SUPPLIED DATA:
▼▼▼

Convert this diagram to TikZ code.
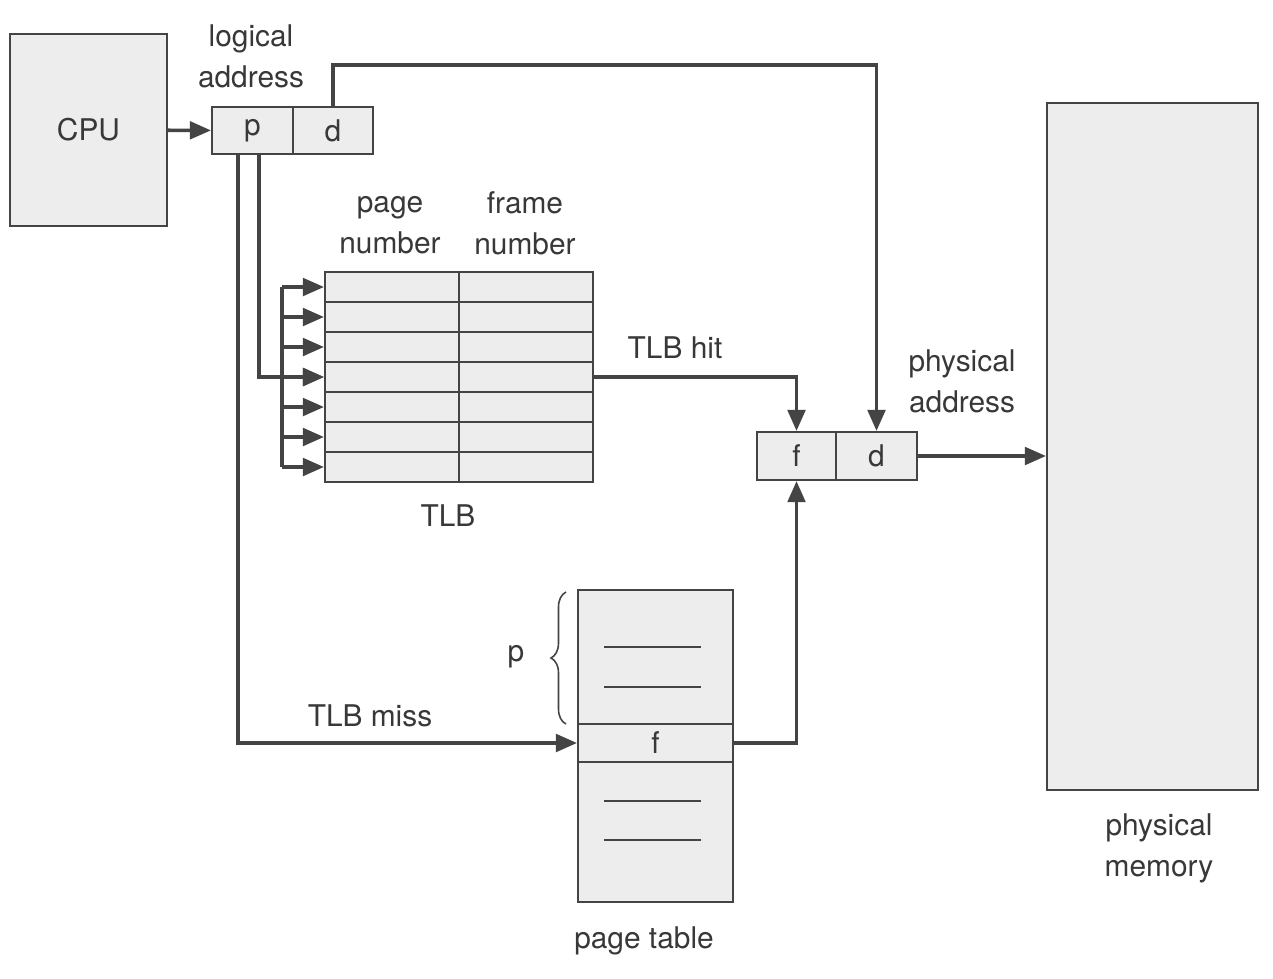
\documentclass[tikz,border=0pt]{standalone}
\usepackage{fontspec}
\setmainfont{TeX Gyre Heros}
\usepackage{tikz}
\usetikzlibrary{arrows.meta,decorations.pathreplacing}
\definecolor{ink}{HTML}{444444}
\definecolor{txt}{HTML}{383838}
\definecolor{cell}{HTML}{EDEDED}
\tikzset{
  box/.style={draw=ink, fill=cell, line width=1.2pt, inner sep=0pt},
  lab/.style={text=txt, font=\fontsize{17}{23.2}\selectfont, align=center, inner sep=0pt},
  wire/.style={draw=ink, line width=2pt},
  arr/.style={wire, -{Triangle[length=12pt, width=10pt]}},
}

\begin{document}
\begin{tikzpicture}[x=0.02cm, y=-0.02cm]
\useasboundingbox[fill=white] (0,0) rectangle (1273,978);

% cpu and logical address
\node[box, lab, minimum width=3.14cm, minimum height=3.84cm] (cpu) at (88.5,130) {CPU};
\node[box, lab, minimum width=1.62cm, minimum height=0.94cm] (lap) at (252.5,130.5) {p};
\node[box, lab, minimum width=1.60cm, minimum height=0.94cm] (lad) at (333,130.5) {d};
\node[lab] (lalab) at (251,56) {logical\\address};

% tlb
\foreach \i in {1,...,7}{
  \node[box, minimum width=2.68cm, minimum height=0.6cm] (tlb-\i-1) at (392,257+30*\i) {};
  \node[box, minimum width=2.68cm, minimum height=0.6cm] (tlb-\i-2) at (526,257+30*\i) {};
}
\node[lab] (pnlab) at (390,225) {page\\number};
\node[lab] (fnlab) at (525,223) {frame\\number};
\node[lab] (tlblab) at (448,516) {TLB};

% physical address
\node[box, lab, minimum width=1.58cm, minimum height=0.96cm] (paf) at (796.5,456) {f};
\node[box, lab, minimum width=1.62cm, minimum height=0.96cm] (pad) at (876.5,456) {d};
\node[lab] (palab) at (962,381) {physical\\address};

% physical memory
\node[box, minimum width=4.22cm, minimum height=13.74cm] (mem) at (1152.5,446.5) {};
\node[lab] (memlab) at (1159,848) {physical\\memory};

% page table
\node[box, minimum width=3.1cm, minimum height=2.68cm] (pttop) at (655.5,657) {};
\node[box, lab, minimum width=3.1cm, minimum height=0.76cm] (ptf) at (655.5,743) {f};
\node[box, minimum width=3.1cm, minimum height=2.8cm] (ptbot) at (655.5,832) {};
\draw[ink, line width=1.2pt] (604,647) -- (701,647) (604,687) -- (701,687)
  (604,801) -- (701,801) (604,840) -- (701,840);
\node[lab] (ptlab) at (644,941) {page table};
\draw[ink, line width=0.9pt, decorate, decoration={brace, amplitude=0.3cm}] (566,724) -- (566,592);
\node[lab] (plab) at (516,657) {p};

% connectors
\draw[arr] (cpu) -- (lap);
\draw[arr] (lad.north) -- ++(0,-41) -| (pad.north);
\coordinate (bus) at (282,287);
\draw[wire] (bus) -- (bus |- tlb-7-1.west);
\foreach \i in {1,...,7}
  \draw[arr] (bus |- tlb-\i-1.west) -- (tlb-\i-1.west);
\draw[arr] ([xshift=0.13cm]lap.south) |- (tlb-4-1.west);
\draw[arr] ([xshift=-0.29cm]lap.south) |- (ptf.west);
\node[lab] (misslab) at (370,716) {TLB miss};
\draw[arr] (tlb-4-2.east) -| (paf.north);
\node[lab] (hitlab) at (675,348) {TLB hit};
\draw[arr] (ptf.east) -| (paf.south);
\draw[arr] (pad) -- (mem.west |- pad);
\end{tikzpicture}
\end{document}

▲▲▲

THE PROBLEM: Except for the pictures, give all the material above again verbatim.

ANSWER TO THIS TASK:
Convert this diagram to TikZ code.
\documentclass[tikz,border=0pt]{standalone}
\usepackage{fontspec}
\setmainfont{TeX Gyre Heros}
\usepackage{tikz}
\usetikzlibrary{arrows.meta,decorations.pathreplacing}
\definecolor{ink}{HTML}{444444}
\definecolor{txt}{HTML}{383838}
\definecolor{cell}{HTML}{EDEDED}
\tikzset{
  box/.style={draw=ink, fill=cell, line width=1.2pt, inner sep=0pt},
  lab/.style={text=txt, font=\fontsize{17}{23.2}\selectfont, align=center, inner sep=0pt},
  wire/.style={draw=ink, line width=2pt},
  arr/.style={wire, -{Triangle[length=12pt, width=10pt]}},
}

\begin{document}
\begin{tikzpicture}[x=0.02cm, y=-0.02cm]
\useasboundingbox[fill=white] (0,0) rectangle (1273,978);

% cpu and logical address
\node[box, lab, minimum width=3.14cm, minimum height=3.84cm] (cpu) at (88.5,130) {CPU};
\node[box, lab, minimum width=1.62cm, minimum height=0.94cm] (lap) at (252.5,130.5) {p};
\node[box, lab, minimum width=1.60cm, minimum height=0.94cm] (lad) at (333,130.5) {d};
\node[lab] (lalab) at (251,56) {logical\\address};

% tlb
\foreach \i in {1,...,7}{
  \node[box, minimum width=2.68cm, minimum height=0.6cm] (tlb-\i-1) at (392,257+30*\i) {};
  \node[box, minimum width=2.68cm, minimum height=0.6cm] (tlb-\i-2) at (526,257+30*\i) {};
}
\node[lab] (pnlab) at (390,225) {page\\number};
\node[lab] (fnlab) at (525,223) {frame\\number};
\node[lab] (tlblab) at (448,516) {TLB};

% physical address
\node[box, lab, minimum width=1.58cm, minimum height=0.96cm] (paf) at (796.5,456) {f};
\node[box, lab, minimum width=1.62cm, minimum height=0.96cm] (pad) at (876.5,456) {d};
\node[lab] (palab) at (962,381) {physical\\address};

% physical memory
\node[box, minimum width=4.22cm, minimum height=13.74cm] (mem) at (1152.5,446.5) {};
\node[lab] (memlab) at (1159,848) {physical\\memory};

% page table
\node[box, minimum width=3.1cm, minimum height=2.68cm] (pttop) at (655.5,657) {};
\node[box, lab, minimum width=3.1cm, minimum height=0.76cm] (ptf) at (655.5,743) {f};
\node[box, minimum width=3.1cm, minimum height=2.8cm] (ptbot) at (655.5,832) {};
\draw[ink, line width=1.2pt] (604,647) -- (701,647) (604,687) -- (701,687)
  (604,801) -- (701,801) (604,840) -- (701,840);
\node[lab] (ptlab) at (644,941) {page table};
\draw[ink, line width=0.9pt, decorate, decoration={brace, amplitude=0.3cm}] (566,724) -- (566,592);
\node[lab] (plab) at (516,657) {p};

% connectors
\draw[arr] (cpu) -- (lap);
\draw[arr] (lad.north) -- ++(0,-41) -| (pad.north);
\coordinate (bus) at (282,287);
\draw[wire] (bus) -- (bus |- tlb-7-1.west);
\foreach \i in {1,...,7}
  \draw[arr] (bus |- tlb-\i-1.west) -- (tlb-\i-1.west);
\draw[arr] ([xshift=0.13cm]lap.south) |- (tlb-4-1.west);
\draw[arr] ([xshift=-0.29cm]lap.south) |- (ptf.west);
\node[lab] (misslab) at (370,716) {TLB miss};
\draw[arr] (tlb-4-2.east) -| (paf.north);
\node[lab] (hitlab) at (675,348) {TLB hit};
\draw[arr] (ptf.east) -| (paf.south);
\draw[arr] (pad) -- (mem.west |- pad);
\end{tikzpicture}
\end{document}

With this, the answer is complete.